Pour que le yuan devienne une monnaie internationale significative, la Chine devrait effectuer des réformes profondes de son système financier (et même économique), notamment : accepter la liberté des échanges entre le RMB et les autres devises, libérer les taux sur les crédits, les dépôts et l’épargne ; développer les marchés obligataires. Le dollar et l’euro n’ont donc pas de souci à se faire en la matière pour un bon bout de temps.

Cet accord peut-il permettre à la France et la Chine d’être moins indépendantes du dollar ? Y a-t-il une remise en question de l’ascendance du dollar ?
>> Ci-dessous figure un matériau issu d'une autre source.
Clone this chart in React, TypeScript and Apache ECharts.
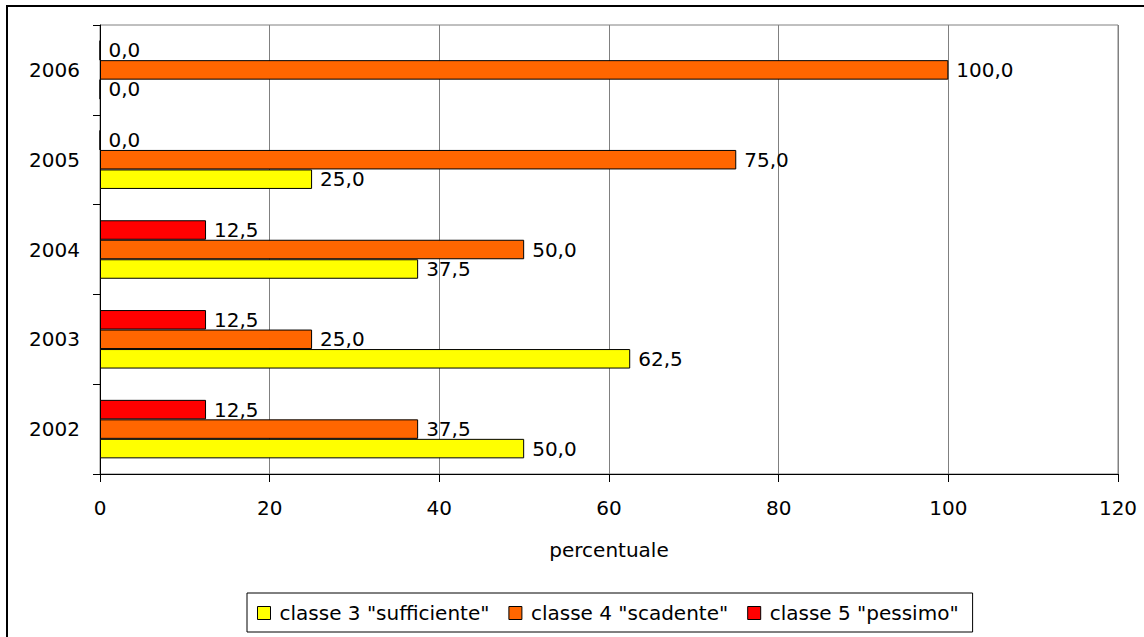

Evidemment, je l’ai dit, l’accord va faciliter les échanges euros-yuans. Mais ne nous leurrons pas, ceci ne va pas bouleverser la donne financière et commerciale internationale ! Et puis, que signifie « être dépendant ou non du dollar » ? Nous menacerait-il dans nos échanges internationaux ? Il est au contraire un instrument qui sert de moyen d’échange, d’unité de compte et de réserve de valeur au plan mondial. En ce sens, il a tous les attributs indispensables à une monnaie internationale. Ce n’est pas demain la veille que le yuan remplira ces conditions et remplacera le dollar.